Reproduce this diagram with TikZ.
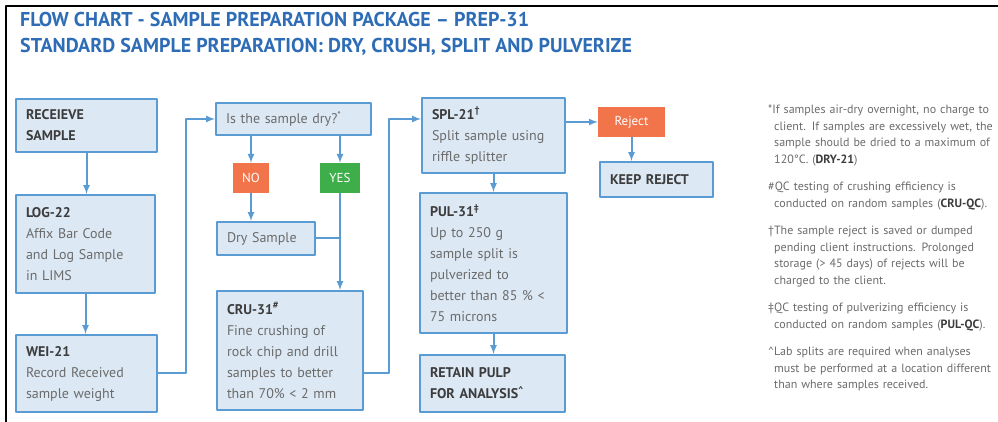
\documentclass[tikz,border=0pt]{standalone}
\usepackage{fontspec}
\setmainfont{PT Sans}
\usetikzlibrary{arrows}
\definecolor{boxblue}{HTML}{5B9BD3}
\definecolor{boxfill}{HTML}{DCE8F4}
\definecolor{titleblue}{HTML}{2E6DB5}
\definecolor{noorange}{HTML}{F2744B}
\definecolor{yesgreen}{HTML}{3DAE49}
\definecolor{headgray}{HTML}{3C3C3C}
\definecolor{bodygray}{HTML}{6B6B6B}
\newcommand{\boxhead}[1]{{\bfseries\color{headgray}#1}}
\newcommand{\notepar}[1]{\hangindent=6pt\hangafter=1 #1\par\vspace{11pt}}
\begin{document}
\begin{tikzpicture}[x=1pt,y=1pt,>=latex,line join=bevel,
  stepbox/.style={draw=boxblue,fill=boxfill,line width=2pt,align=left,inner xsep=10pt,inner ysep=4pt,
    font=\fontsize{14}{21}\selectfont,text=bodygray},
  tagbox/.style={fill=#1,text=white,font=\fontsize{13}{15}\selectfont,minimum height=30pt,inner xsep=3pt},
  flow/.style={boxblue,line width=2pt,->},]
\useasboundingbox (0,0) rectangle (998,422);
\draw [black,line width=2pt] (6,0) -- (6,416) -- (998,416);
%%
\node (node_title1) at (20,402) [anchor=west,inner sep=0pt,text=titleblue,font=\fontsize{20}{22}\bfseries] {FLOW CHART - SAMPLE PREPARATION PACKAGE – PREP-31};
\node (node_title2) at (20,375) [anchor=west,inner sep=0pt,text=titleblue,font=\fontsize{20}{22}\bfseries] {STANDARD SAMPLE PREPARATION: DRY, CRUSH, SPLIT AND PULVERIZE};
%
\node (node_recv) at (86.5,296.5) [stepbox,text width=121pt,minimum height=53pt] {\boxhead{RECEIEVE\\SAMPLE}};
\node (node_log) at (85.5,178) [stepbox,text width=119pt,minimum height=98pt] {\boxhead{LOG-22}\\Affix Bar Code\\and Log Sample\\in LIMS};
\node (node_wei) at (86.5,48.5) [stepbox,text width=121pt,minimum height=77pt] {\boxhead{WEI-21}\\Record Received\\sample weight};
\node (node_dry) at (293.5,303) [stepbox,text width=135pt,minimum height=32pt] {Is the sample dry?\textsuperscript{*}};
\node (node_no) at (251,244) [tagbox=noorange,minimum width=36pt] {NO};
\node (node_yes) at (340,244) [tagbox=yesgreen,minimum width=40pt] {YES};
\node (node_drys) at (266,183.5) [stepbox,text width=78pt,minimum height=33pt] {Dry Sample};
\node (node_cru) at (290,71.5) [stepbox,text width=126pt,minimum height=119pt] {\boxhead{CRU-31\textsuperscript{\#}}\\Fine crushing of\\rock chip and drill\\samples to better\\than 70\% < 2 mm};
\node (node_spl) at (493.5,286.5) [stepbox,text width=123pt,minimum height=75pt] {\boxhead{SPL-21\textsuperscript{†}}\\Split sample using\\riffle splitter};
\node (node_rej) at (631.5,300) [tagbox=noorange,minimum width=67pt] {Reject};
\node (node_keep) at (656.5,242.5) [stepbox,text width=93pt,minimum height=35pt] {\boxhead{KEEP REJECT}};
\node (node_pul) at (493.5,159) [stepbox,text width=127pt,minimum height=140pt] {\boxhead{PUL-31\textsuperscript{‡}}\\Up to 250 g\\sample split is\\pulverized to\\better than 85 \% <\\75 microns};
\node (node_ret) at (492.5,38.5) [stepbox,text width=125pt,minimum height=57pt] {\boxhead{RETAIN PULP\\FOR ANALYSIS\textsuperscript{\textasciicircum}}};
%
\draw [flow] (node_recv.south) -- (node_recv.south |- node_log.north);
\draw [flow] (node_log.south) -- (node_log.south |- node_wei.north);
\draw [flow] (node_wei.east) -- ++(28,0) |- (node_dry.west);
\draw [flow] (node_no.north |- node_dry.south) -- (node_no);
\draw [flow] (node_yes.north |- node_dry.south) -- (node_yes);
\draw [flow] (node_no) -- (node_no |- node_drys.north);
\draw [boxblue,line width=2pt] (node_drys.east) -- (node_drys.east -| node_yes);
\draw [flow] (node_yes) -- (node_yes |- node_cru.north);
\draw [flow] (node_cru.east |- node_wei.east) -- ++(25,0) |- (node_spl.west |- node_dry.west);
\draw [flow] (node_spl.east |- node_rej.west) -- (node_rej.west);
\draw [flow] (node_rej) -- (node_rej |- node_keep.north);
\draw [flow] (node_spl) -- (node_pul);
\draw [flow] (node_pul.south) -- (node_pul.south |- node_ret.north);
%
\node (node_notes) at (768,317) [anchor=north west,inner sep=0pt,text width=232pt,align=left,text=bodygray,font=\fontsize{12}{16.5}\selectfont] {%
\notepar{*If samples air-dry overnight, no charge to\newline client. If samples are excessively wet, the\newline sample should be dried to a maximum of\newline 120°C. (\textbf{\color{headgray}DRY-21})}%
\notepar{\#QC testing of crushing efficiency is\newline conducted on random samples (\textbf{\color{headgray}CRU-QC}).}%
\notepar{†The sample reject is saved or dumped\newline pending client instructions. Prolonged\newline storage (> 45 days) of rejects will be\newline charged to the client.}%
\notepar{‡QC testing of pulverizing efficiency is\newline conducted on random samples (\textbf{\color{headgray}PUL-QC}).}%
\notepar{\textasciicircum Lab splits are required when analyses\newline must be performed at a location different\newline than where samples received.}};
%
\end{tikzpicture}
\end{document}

┄┄┄┄┄┄┄┄┄┄

▶ _What is being asked_
Without the pictures, copy the material exactly as given.

▶ _Task response_
Reproduce this diagram with TikZ.
\documentclass[tikz,border=0pt]{standalone}
\usepackage{fontspec}
\setmainfont{PT Sans}
\usetikzlibrary{arrows}
\definecolor{boxblue}{HTML}{5B9BD3}
\definecolor{boxfill}{HTML}{DCE8F4}
\definecolor{titleblue}{HTML}{2E6DB5}
\definecolor{noorange}{HTML}{F2744B}
\definecolor{yesgreen}{HTML}{3DAE49}
\definecolor{headgray}{HTML}{3C3C3C}
\definecolor{bodygray}{HTML}{6B6B6B}
\newcommand{\boxhead}[1]{{\bfseries\color{headgray}#1}}
\newcommand{\notepar}[1]{\hangindent=6pt\hangafter=1 #1\par\vspace{11pt}}
\begin{document}
\begin{tikzpicture}[x=1pt,y=1pt,>=latex,line join=bevel,
  stepbox/.style={draw=boxblue,fill=boxfill,line width=2pt,align=left,inner xsep=10pt,inner ysep=4pt,
    font=\fontsize{14}{21}\selectfont,text=bodygray},
  tagbox/.style={fill=#1,text=white,font=\fontsize{13}{15}\selectfont,minimum height=30pt,inner xsep=3pt},
  flow/.style={boxblue,line width=2pt,->},]
\useasboundingbox (0,0) rectangle (998,422);
\draw [black,line width=2pt] (6,0) -- (6,416) -- (998,416);
%%
\node (node_title1) at (20,402) [anchor=west,inner sep=0pt,text=titleblue,font=\fontsize{20}{22}\bfseries] {FLOW CHART - SAMPLE PREPARATION PACKAGE – PREP-31};
\node (node_title2) at (20,375) [anchor=west,inner sep=0pt,text=titleblue,font=\fontsize{20}{22}\bfseries] {STANDARD SAMPLE PREPARATION: DRY, CRUSH, SPLIT AND PULVERIZE};
%
\node (node_recv) at (86.5,296.5) [stepbox,text width=121pt,minimum height=53pt] {\boxhead{RECEIEVE\\SAMPLE}};
\node (node_log) at (85.5,178) [stepbox,text width=119pt,minimum height=98pt] {\boxhead{LOG-22}\\Affix Bar Code\\and Log Sample\\in LIMS};
\node (node_wei) at (86.5,48.5) [stepbox,text width=121pt,minimum height=77pt] {\boxhead{WEI-21}\\Record Received\\sample weight};
\node (node_dry) at (293.5,303) [stepbox,text width=135pt,minimum height=32pt] {Is the sample dry?\textsuperscript{*}};
\node (node_no) at (251,244) [tagbox=noorange,minimum width=36pt] {NO};
\node (node_yes) at (340,244) [tagbox=yesgreen,minimum width=40pt] {YES};
\node (node_drys) at (266,183.5) [stepbox,text width=78pt,minimum height=33pt] {Dry Sample};
\node (node_cru) at (290,71.5) [stepbox,text width=126pt,minimum height=119pt] {\boxhead{CRU-31\textsuperscript{\#}}\\Fine crushing of\\rock chip and drill\\samples to better\\than 70\% < 2 mm};
\node (node_spl) at (493.5,286.5) [stepbox,text width=123pt,minimum height=75pt] {\boxhead{SPL-21\textsuperscript{†}}\\Split sample using\\riffle splitter};
\node (node_rej) at (631.5,300) [tagbox=noorange,minimum width=67pt] {Reject};
\node (node_keep) at (656.5,242.5) [stepbox,text width=93pt,minimum height=35pt] {\boxhead{KEEP REJECT}};
\node (node_pul) at (493.5,159) [stepbox,text width=127pt,minimum height=140pt] {\boxhead{PUL-31\textsuperscript{‡}}\\Up to 250 g\\sample split is\\pulverized to\\better than 85 \% <\\75 microns};
\node (node_ret) at (492.5,38.5) [stepbox,text width=125pt,minimum height=57pt] {\boxhead{RETAIN PULP\\FOR ANALYSIS\textsuperscript{\textasciicircum}}};
%
\draw [flow] (node_recv.south) -- (node_recv.south |- node_log.north);
\draw [flow] (node_log.south) -- (node_log.south |- node_wei.north);
\draw [flow] (node_wei.east) -- ++(28,0) |- (node_dry.west);
\draw [flow] (node_no.north |- node_dry.south) -- (node_no);
\draw [flow] (node_yes.north |- node_dry.south) -- (node_yes);
\draw [flow] (node_no) -- (node_no |- node_drys.north);
\draw [boxblue,line width=2pt] (node_drys.east) -- (node_drys.east -| node_yes);
\draw [flow] (node_yes) -- (node_yes |- node_cru.north);
\draw [flow] (node_cru.east |- node_wei.east) -- ++(25,0) |- (node_spl.west |- node_dry.west);
\draw [flow] (node_spl.east |- node_rej.west) -- (node_rej.west);
\draw [flow] (node_rej) -- (node_rej |- node_keep.north);
\draw [flow] (node_spl) -- (node_pul);
\draw [flow] (node_pul.south) -- (node_pul.south |- node_ret.north);
%
\node (node_notes) at (768,317) [anchor=north west,inner sep=0pt,text width=232pt,align=left,text=bodygray,font=\fontsize{12}{16.5}\selectfont] {%
\notepar{*If samples air-dry overnight, no charge to\newline client. If samples are excessively wet, the\newline sample should be dried to a maximum of\newline 120°C. (\textbf{\color{headgray}DRY-21})}%
\notepar{\#QC testing of crushing efficiency is\newline conducted on random samples (\textbf{\color{headgray}CRU-QC}).}%
\notepar{†The sample reject is saved or dumped\newline pending client instructions. Prolonged\newline storage (> 45 days) of rejects will be\newline charged to the client.}%
\notepar{‡QC testing of pulverizing efficiency is\newline conducted on random samples (\textbf{\color{headgray}PUL-QC}).}%
\notepar{\textasciicircum Lab splits are required when analyses\newline must be performed at a location different\newline than where samples received.}};
%
\end{tikzpicture}
\end{document}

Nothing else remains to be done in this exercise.